What is being asked => Leave out every picture, then transcribe the rest of the listing exactly.

Recorded data =>
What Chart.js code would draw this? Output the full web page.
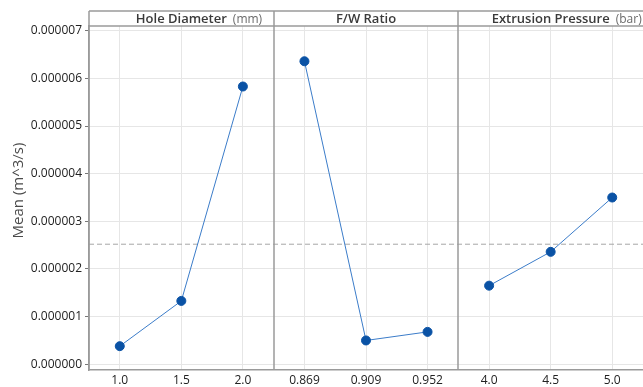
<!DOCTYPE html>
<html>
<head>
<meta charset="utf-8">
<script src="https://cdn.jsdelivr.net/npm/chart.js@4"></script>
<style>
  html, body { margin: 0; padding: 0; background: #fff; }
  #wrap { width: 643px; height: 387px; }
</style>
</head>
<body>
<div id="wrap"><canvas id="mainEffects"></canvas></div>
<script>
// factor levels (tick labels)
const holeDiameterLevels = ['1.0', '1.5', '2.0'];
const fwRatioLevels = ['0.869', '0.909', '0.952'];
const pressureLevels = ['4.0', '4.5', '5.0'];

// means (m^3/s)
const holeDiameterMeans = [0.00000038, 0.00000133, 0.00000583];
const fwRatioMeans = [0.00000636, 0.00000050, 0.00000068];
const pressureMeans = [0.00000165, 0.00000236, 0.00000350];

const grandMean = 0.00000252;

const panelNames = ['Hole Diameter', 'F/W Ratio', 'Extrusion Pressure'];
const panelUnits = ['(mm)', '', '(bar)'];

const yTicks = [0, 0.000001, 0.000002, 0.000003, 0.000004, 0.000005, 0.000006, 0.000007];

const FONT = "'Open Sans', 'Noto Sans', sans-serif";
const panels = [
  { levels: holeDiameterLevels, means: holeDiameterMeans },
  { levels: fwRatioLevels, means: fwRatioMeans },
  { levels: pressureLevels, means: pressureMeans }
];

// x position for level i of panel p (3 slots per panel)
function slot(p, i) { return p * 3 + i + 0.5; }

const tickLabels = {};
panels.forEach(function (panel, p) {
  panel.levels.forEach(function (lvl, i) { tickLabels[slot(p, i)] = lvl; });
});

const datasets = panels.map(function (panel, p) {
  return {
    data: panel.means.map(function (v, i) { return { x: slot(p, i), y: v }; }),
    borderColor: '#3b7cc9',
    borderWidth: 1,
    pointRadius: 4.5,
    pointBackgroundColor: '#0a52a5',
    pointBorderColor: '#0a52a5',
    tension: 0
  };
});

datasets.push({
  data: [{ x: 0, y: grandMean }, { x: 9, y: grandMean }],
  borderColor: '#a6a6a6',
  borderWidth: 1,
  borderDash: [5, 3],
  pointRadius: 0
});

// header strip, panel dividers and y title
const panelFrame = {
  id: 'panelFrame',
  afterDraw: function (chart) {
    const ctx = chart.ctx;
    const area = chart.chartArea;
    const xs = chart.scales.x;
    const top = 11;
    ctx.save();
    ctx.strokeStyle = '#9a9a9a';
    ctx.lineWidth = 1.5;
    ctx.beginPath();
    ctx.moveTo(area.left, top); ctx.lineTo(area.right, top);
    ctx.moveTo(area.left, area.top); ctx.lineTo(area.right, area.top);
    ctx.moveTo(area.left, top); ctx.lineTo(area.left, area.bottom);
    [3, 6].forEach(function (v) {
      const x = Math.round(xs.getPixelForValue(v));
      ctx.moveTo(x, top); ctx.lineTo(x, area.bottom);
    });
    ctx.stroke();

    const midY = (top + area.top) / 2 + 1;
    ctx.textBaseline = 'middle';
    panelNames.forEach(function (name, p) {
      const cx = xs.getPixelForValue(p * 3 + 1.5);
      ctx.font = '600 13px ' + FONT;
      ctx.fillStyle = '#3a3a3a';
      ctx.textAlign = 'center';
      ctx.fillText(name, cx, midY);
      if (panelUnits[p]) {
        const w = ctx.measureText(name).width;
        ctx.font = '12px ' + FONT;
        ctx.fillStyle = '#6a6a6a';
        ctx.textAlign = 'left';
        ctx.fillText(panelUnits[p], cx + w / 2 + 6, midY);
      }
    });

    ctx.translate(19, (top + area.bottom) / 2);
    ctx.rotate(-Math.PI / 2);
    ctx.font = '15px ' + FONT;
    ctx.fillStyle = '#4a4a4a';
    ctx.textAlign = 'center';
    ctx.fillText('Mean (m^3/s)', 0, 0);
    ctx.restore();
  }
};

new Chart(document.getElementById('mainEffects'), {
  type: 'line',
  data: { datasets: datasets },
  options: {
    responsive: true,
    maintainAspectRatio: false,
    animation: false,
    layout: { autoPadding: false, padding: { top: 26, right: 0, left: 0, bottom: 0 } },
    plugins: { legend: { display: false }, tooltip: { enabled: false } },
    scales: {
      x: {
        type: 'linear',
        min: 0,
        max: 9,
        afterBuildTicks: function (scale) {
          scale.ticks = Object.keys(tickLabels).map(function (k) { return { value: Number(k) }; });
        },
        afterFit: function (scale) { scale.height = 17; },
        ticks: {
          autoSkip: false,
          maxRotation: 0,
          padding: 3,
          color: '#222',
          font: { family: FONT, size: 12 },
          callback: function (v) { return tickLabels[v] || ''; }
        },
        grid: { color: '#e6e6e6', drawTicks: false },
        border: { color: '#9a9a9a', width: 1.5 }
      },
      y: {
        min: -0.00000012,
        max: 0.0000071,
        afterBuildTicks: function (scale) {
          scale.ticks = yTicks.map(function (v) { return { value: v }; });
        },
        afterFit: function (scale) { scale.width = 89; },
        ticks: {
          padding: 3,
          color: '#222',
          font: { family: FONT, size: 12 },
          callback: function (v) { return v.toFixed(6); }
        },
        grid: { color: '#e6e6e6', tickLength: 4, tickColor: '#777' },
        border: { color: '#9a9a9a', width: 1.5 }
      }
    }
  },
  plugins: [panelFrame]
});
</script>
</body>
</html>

Written solution =>
What Chart.js code would draw this? Output the full web page.
<!DOCTYPE html>
<html>
<head>
<meta charset="utf-8">
<script src="https://cdn.jsdelivr.net/npm/chart.js@4"></script>
<style>
  html, body { margin: 0; padding: 0; background: #fff; }
  #wrap { width: 643px; height: 387px; }
</style>
</head>
<body>
<div id="wrap"><canvas id="mainEffects"></canvas></div>
<script>
// factor levels (tick labels)
const holeDiameterLevels = ['1.0', '1.5', '2.0'];
const fwRatioLevels = ['0.869', '0.909', '0.952'];
const pressureLevels = ['4.0', '4.5', '5.0'];

// means (m^3/s)
const holeDiameterMeans = [0.00000038, 0.00000133, 0.00000583];
const fwRatioMeans = [0.00000636, 0.00000050, 0.00000068];
const pressureMeans = [0.00000165, 0.00000236, 0.00000350];

const grandMean = 0.00000252;

const panelNames = ['Hole Diameter', 'F/W Ratio', 'Extrusion Pressure'];
const panelUnits = ['(mm)', '', '(bar)'];

const yTicks = [0, 0.000001, 0.000002, 0.000003, 0.000004, 0.000005, 0.000006, 0.000007];

const FONT = "'Open Sans', 'Noto Sans', sans-serif";
const panels = [
  { levels: holeDiameterLevels, means: holeDiameterMeans },
  { levels: fwRatioLevels, means: fwRatioMeans },
  { levels: pressureLevels, means: pressureMeans }
];

// x position for level i of panel p (3 slots per panel)
function slot(p, i) { return p * 3 + i + 0.5; }

const tickLabels = {};
panels.forEach(function (panel, p) {
  panel.levels.forEach(function (lvl, i) { tickLabels[slot(p, i)] = lvl; });
});

const datasets = panels.map(function (panel, p) {
  return {
    data: panel.means.map(function (v, i) { return { x: slot(p, i), y: v }; }),
    borderColor: '#3b7cc9',
    borderWidth: 1,
    pointRadius: 4.5,
    pointBackgroundColor: '#0a52a5',
    pointBorderColor: '#0a52a5',
    tension: 0
  };
});

datasets.push({
  data: [{ x: 0, y: grandMean }, { x: 9, y: grandMean }],
  borderColor: '#a6a6a6',
  borderWidth: 1,
  borderDash: [5, 3],
  pointRadius: 0
});

// header strip, panel dividers and y title
const panelFrame = {
  id: 'panelFrame',
  afterDraw: function (chart) {
    const ctx = chart.ctx;
    const area = chart.chartArea;
    const xs = chart.scales.x;
    const top = 11;
    ctx.save();
    ctx.strokeStyle = '#9a9a9a';
    ctx.lineWidth = 1.5;
    ctx.beginPath();
    ctx.moveTo(area.left, top); ctx.lineTo(area.right, top);
    ctx.moveTo(area.left, area.top); ctx.lineTo(area.right, area.top);
    ctx.moveTo(area.left, top); ctx.lineTo(area.left, area.bottom);
    [3, 6].forEach(function (v) {
      const x = Math.round(xs.getPixelForValue(v));
      ctx.moveTo(x, top); ctx.lineTo(x, area.bottom);
    });
    ctx.stroke();

    const midY = (top + area.top) / 2 + 1;
    ctx.textBaseline = 'middle';
    panelNames.forEach(function (name, p) {
      const cx = xs.getPixelForValue(p * 3 + 1.5);
      ctx.font = '600 13px ' + FONT;
      ctx.fillStyle = '#3a3a3a';
      ctx.textAlign = 'center';
      ctx.fillText(name, cx, midY);
      if (panelUnits[p]) {
        const w = ctx.measureText(name).width;
        ctx.font = '12px ' + FONT;
        ctx.fillStyle = '#6a6a6a';
        ctx.textAlign = 'left';
        ctx.fillText(panelUnits[p], cx + w / 2 + 6, midY);
      }
    });

    ctx.translate(19, (top + area.bottom) / 2);
    ctx.rotate(-Math.PI / 2);
    ctx.font = '15px ' + FONT;
    ctx.fillStyle = '#4a4a4a';
    ctx.textAlign = 'center';
    ctx.fillText('Mean (m^3/s)', 0, 0);
    ctx.restore();
  }
};

new Chart(document.getElementById('mainEffects'), {
  type: 'line',
  data: { datasets: datasets },
  options: {
    responsive: true,
    maintainAspectRatio: false,
    animation: false,
    layout: { autoPadding: false, padding: { top: 26, right: 0, left: 0, bottom: 0 } },
    plugins: { legend: { display: false }, tooltip: { enabled: false } },
    scales: {
      x: {
        type: 'linear',
        min: 0,
        max: 9,
        afterBuildTicks: function (scale) {
          scale.ticks = Object.keys(tickLabels).map(function (k) { return { value: Number(k) }; });
        },
        afterFit: function (scale) { scale.height = 17; },
        ticks: {
          autoSkip: false,
          maxRotation: 0,
          padding: 3,
          color: '#222',
          font: { family: FONT, size: 12 },
          callback: function (v) { return tickLabels[v] || ''; }
        },
        grid: { color: '#e6e6e6', drawTicks: false },
        border: { color: '#9a9a9a', width: 1.5 }
      },
      y: {
        min: -0.00000012,
        max: 0.0000071,
        afterBuildTicks: function (scale) {
          scale.ticks = yTicks.map(function (v) { return { value: v }; });
        },
        afterFit: function (scale) { scale.width = 89; },
        ticks: {
          padding: 3,
          color: '#222',
          font: { family: FONT, size: 12 },
          callback: function (v) { return v.toFixed(6); }
        },
        grid: { color: '#e6e6e6', tickLength: 4, tickColor: '#777' },
        border: { color: '#9a9a9a', width: 1.5 }
      }
    }
  },
  plugins: [panelFrame]
});
</script>
</body>
</html>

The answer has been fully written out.